Humans cannot see as we do; we are privileged to view things which are invisible to them. We can see how few things are really necessary, but to them, the world seems to be overflowing with deadlines and urgent tasks. Your first priority should be to enslave your human to the Urgent. Begin with her legitimate daily tasks and work from there: housework, cooking, dishes, shopping, errands, emails, phone calls, etc. Make her feel the most urgency about jobs with immediate, visible results (you’ll find it’s easy to fool humans into ignoring invisible things}. The more urgent you can make a task seem, the better; it doesn’t matter how trivial it really is from an eternal standpoint. (In the good old days I had scores of women enslaved to finishing large quantities of ironing; even handkerchiefs and pillowcases! Sadly, no one seems to care about wrinkles any more, at least not on fabrics.)

Once legitimate tasks have assumed great urgency in your human’s mind, you can begin slipping in more and more “clickbait,” and she will hardly notice. Use your skills of deception! I must say this has been one of our infernal army’s greatest triumphs; look around and you will see examples everywhere. Haven’t you ever seen a father leave a life-changing discussion with his son to answer a call from a telemarketer? Or a woman feeling compelled to look at dinging text alerts during her prayer time? Very few humans are focused enough on the invisible battle to hold their post in the face of a good “urgent” distraction.
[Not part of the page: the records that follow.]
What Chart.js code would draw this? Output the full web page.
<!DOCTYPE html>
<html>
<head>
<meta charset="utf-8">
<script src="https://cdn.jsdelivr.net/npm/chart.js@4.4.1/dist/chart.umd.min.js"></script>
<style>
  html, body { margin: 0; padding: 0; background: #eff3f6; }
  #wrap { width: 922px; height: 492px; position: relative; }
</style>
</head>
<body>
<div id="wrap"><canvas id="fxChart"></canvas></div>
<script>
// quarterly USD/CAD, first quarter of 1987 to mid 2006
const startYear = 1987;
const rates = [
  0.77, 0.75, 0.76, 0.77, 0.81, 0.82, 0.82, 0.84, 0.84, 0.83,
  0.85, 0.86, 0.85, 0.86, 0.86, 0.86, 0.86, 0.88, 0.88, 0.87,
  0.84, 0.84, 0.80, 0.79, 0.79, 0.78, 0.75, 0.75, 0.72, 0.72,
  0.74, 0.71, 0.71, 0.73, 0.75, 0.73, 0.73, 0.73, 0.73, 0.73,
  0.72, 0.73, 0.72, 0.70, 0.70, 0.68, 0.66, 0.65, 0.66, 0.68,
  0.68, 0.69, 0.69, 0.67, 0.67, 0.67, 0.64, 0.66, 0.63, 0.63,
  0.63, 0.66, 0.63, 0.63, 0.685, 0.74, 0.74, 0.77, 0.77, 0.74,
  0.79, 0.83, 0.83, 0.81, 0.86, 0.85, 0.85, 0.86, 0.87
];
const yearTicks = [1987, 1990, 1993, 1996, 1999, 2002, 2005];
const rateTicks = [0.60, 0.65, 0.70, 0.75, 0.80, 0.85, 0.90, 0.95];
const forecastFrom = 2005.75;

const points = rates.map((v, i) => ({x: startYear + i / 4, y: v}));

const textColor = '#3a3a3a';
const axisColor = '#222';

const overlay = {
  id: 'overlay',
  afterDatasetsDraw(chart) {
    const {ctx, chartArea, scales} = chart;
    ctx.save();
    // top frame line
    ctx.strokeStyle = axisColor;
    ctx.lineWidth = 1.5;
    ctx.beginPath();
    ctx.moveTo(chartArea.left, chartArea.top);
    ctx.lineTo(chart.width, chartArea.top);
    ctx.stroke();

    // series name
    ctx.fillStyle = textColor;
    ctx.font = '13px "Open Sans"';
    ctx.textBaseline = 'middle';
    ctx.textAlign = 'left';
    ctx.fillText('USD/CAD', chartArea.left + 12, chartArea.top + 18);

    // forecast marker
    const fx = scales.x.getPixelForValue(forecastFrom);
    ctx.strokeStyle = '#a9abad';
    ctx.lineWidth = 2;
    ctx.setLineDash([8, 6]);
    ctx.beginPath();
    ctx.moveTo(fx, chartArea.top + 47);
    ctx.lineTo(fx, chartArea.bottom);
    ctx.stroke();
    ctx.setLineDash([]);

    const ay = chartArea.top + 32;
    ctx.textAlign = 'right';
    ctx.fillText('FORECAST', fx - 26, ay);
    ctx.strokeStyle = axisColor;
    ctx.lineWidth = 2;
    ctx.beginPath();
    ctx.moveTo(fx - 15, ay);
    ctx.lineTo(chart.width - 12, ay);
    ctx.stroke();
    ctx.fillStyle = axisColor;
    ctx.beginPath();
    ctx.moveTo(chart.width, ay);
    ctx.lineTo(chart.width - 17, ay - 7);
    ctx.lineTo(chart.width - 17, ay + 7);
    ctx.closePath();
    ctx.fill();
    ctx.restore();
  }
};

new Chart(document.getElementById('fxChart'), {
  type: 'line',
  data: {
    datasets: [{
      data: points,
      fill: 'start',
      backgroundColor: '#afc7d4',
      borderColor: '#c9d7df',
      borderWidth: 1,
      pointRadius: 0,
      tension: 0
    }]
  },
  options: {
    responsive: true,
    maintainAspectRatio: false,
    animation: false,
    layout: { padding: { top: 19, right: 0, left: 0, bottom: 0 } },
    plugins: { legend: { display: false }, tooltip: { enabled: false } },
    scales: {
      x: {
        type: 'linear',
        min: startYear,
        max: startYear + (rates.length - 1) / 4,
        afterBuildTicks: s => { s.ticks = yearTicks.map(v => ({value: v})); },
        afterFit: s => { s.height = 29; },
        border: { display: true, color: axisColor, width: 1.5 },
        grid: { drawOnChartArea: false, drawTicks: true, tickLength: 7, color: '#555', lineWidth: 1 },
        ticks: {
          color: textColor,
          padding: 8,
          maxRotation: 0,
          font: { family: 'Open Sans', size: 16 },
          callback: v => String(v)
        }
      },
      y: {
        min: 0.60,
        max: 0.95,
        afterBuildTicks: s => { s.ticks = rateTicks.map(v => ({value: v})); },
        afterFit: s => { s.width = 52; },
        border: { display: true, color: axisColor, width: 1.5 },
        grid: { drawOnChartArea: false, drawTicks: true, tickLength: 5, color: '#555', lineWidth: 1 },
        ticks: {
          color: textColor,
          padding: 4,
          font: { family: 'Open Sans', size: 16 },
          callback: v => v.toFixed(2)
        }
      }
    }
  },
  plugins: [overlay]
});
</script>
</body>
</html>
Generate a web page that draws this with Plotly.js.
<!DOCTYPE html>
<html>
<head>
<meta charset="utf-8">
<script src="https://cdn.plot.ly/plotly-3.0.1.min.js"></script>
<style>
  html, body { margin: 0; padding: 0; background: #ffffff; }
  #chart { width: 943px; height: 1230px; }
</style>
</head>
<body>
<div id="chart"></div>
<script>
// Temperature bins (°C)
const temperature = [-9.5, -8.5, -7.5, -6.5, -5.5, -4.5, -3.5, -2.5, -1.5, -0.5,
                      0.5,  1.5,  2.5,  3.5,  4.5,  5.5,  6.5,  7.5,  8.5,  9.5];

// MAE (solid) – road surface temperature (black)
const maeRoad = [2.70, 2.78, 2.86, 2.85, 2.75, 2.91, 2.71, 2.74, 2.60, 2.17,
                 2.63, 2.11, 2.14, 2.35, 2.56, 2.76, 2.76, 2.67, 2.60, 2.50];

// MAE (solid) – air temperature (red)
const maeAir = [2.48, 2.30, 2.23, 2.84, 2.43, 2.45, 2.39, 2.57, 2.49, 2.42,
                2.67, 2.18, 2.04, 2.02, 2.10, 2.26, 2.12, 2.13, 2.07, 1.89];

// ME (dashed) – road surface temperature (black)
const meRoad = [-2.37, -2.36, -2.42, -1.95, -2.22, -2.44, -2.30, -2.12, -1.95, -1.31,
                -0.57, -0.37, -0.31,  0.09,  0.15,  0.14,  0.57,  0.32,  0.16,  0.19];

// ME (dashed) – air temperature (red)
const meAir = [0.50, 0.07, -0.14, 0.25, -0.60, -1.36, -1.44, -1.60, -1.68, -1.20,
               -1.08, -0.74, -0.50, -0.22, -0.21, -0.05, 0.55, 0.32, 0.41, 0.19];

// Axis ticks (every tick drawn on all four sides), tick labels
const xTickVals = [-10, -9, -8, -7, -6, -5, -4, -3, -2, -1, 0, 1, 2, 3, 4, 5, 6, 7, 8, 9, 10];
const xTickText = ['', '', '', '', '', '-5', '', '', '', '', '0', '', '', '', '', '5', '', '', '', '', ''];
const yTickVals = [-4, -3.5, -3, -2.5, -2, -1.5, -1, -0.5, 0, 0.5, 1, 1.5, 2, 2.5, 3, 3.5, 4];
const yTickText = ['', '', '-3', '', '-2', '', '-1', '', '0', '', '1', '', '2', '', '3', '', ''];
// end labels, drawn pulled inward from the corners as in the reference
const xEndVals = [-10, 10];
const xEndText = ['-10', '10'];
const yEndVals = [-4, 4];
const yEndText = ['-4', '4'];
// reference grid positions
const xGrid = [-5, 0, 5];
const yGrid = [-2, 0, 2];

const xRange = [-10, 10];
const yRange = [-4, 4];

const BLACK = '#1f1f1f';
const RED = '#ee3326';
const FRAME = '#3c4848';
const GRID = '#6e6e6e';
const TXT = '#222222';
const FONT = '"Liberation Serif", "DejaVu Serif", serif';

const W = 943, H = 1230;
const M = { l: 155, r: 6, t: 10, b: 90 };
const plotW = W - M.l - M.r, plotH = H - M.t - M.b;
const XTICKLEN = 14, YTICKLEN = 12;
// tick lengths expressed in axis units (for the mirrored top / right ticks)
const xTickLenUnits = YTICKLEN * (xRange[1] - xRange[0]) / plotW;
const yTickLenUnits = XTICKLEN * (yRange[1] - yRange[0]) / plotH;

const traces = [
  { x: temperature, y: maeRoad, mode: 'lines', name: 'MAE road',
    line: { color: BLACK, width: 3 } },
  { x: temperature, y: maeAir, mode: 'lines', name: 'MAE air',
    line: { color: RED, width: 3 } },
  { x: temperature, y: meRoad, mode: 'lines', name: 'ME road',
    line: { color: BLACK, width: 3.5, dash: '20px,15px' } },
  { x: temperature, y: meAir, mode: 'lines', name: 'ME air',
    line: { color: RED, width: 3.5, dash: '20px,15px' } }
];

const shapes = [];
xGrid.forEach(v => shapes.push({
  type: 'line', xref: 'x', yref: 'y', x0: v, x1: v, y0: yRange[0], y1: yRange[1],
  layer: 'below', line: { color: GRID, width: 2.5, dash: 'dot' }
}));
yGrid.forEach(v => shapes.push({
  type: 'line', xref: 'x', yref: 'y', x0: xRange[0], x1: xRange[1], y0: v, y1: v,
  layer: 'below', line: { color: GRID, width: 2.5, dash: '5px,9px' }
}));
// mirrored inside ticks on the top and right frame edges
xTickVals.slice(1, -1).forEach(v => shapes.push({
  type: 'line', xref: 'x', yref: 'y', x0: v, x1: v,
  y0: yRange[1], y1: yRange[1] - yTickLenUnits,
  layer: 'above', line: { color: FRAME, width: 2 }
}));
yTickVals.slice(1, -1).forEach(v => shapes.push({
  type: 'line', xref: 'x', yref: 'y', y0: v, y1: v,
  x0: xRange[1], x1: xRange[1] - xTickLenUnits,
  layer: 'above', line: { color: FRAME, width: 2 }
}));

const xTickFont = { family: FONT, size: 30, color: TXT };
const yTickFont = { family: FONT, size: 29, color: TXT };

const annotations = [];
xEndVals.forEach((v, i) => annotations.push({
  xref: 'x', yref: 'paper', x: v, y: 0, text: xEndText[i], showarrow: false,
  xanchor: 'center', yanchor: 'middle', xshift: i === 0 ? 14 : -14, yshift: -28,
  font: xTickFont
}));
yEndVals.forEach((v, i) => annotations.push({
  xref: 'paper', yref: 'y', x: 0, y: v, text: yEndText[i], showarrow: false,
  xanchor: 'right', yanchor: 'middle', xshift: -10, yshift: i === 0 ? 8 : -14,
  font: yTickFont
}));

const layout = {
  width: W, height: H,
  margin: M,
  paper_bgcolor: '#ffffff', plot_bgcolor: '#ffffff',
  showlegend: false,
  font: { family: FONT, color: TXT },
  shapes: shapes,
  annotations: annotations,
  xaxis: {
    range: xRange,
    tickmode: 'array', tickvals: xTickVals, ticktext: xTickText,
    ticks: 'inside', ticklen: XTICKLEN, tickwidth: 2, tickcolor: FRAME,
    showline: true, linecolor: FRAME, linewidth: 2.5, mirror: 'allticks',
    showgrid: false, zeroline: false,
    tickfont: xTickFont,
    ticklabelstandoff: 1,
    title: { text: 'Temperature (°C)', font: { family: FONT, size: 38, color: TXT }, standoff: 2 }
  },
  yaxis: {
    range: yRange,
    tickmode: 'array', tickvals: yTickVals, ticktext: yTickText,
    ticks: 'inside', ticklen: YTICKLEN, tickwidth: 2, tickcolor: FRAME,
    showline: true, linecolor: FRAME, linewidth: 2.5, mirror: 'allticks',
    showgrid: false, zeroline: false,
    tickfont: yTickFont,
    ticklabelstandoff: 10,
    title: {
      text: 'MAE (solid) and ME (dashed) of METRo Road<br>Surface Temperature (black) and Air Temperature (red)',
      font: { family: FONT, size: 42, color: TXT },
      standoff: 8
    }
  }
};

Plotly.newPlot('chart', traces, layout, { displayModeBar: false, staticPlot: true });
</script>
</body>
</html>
Beware of the early morning hours; they naturally have fewer distractions, and they set the tone for the entire day. I know of whole families that have been lost to the kingdom below because the mother began getting up a half-hour early every day to study the Enemy’s book and pray. Our best defensive strategy is to keep humans from putting on their armor and sharpening their weapons. Be vigilant, and by Beelzebub, don’t let your human start the day by picking up her sword! If you keep her from forming that habit, you will suffer far fewer wounds and defeats.

Remember, the main thing is to agitate your human with many “urgent” tasks and distractions all day, but make sure she doesn’t see the big picture of eternal priorities. If you do it right, your human will not even suspect that something is missing. She will either be congratulating herself on getting so much done or else castigating herself for not having finished it all. Or, most delicious of all, she may even resent someone else for not helping her. Meanwhile, you will have distracted her from the enemy’s true priorities. Like Martha, busy slaving in the kitchen, but missing the real feast.

Your affectionate uncle,

Another letter of advice from the old demon Screwtape to his apprentice nephew Wormwood, INSPIRED by C.S. Lewis’ book, The Screwtape Letters.

Doesn’t that just give you prickle hairs?! (That’s a term for “chills” in case “prickle hairs” isn’t in your normal vocabulary line up.)

There have been seasons of my life when the idea of getting up early in front of the rest of the family feels like an insurmountable mission. In fact, it’s really the milk goat that keeps me on a consistent schedule right now.

But I can tell you, the joy of being in my house while the occupants are asleep, when the unseen sense of it all is bursting with expectation for the day to come… it’s beautiful! And being able to pray over the coming day has been amazing.

I’m working through this book as I wrestle with the unrelenting need of homeschooling and childrearing alongside the equally impressive need to find significance in every moment. It might also appeal to you: Liturgy of the Ordinary: Sacred Practices in Every Day Life | Tish Harrison Warren

May your day have a period of uninterrupted silence… and may that silence not be a time of refreshment rather than an indicator that your kids are trying to flush the cat down the toilet or facepaint using the laundry detergent.